--- BEGIN ---

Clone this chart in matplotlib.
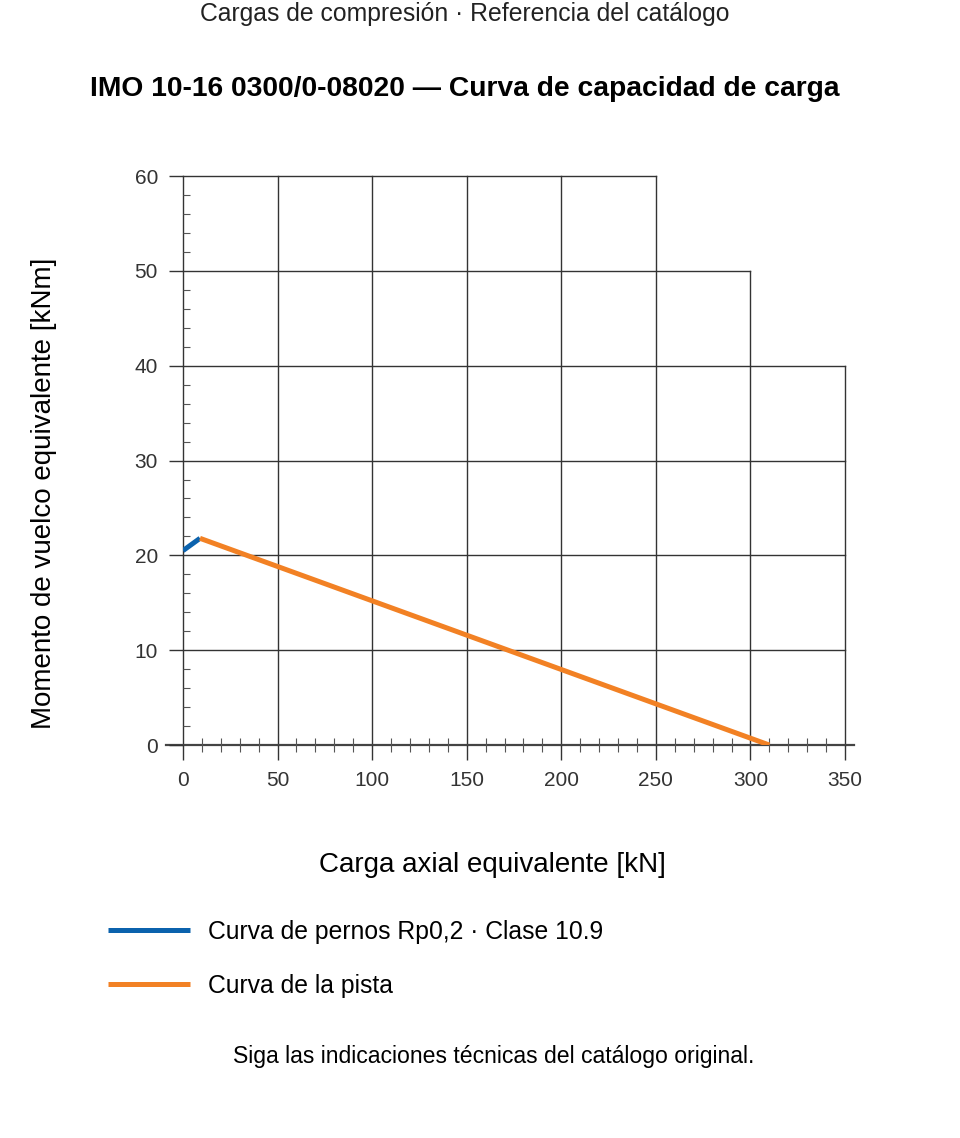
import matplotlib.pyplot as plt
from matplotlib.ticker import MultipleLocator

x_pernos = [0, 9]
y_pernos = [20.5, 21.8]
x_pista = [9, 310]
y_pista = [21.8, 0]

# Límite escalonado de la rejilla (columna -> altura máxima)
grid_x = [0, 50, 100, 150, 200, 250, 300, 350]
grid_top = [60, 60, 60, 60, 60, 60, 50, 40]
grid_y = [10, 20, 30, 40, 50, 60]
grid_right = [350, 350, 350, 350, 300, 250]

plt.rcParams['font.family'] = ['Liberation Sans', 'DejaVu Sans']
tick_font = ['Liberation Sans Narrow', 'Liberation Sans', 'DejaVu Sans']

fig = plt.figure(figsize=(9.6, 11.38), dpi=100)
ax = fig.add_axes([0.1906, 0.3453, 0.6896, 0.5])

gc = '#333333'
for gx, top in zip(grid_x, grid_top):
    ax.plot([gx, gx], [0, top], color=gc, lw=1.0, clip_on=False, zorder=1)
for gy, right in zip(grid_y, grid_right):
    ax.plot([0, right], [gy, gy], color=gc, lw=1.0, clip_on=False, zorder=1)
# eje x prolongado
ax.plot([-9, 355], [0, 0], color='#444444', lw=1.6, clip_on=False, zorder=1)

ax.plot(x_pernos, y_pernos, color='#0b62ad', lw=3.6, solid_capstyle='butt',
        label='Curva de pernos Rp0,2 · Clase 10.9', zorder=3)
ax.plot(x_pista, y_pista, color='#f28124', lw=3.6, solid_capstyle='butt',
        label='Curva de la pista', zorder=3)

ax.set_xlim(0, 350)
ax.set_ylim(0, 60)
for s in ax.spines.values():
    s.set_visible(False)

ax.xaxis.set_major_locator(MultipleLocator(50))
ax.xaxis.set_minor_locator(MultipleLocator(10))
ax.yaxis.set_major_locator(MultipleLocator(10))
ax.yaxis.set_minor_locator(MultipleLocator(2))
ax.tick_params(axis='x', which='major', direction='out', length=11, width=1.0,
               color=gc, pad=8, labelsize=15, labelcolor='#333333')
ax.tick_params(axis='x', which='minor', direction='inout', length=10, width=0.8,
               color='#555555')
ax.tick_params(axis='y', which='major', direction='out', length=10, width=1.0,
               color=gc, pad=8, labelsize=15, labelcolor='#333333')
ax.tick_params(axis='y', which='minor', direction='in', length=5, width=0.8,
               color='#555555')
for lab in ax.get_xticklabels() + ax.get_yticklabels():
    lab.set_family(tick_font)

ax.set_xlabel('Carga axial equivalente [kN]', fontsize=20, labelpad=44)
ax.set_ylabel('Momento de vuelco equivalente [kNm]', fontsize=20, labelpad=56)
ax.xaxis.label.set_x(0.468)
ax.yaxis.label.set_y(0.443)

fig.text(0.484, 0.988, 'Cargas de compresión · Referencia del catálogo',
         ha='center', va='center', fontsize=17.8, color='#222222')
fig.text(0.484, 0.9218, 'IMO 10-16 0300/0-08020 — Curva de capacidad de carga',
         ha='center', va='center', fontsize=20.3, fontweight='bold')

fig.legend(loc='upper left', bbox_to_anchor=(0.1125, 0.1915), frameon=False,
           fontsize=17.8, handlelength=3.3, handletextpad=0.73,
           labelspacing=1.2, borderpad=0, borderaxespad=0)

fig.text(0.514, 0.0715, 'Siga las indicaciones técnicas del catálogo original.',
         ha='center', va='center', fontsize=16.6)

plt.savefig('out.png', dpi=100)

--- END ---

EXERCISE DESCRIPTION:
Starting with the first line of the data above and ending with the line containing "s.set_visible(False)", please restate every line exactly, leaving images out.

EXERCISE RESULT:
Clone this chart in matplotlib.
import matplotlib.pyplot as plt
from matplotlib.ticker import MultipleLocator

x_pernos = [0, 9]
y_pernos = [20.5, 21.8]
x_pista = [9, 310]
y_pista = [21.8, 0]

# Límite escalonado de la rejilla (columna -> altura máxima)
grid_x = [0, 50, 100, 150, 200, 250, 300, 350]
grid_top = [60, 60, 60, 60, 60, 60, 50, 40]
grid_y = [10, 20, 30, 40, 50, 60]
grid_right = [350, 350, 350, 350, 300, 250]

plt.rcParams['font.family'] = ['Liberation Sans', 'DejaVu Sans']
tick_font = ['Liberation Sans Narrow', 'Liberation Sans', 'DejaVu Sans']

fig = plt.figure(figsize=(9.6, 11.38), dpi=100)
ax = fig.add_axes([0.1906, 0.3453, 0.6896, 0.5])

gc = '#333333'
for gx, top in zip(grid_x, grid_top):
    ax.plot([gx, gx], [0, top], color=gc, lw=1.0, clip_on=False, zorder=1)
for gy, right in zip(grid_y, grid_right):
    ax.plot([0, right], [gy, gy], color=gc, lw=1.0, clip_on=False, zorder=1)
# eje x prolongado
ax.plot([-9, 355], [0, 0], color='#444444', lw=1.6, clip_on=False, zorder=1)

ax.plot(x_pernos, y_pernos, color='#0b62ad', lw=3.6, solid_capstyle='butt',
        label='Curva de pernos Rp0,2 · Clase 10.9', zorder=3)
ax.plot(x_pista, y_pista, color='#f28124', lw=3.6, solid_capstyle='butt',
        label='Curva de la pista', zorder=3)

ax.set_xlim(0, 350)
ax.set_ylim(0, 60)
for s in ax.spines.values():
    s.set_visible(False)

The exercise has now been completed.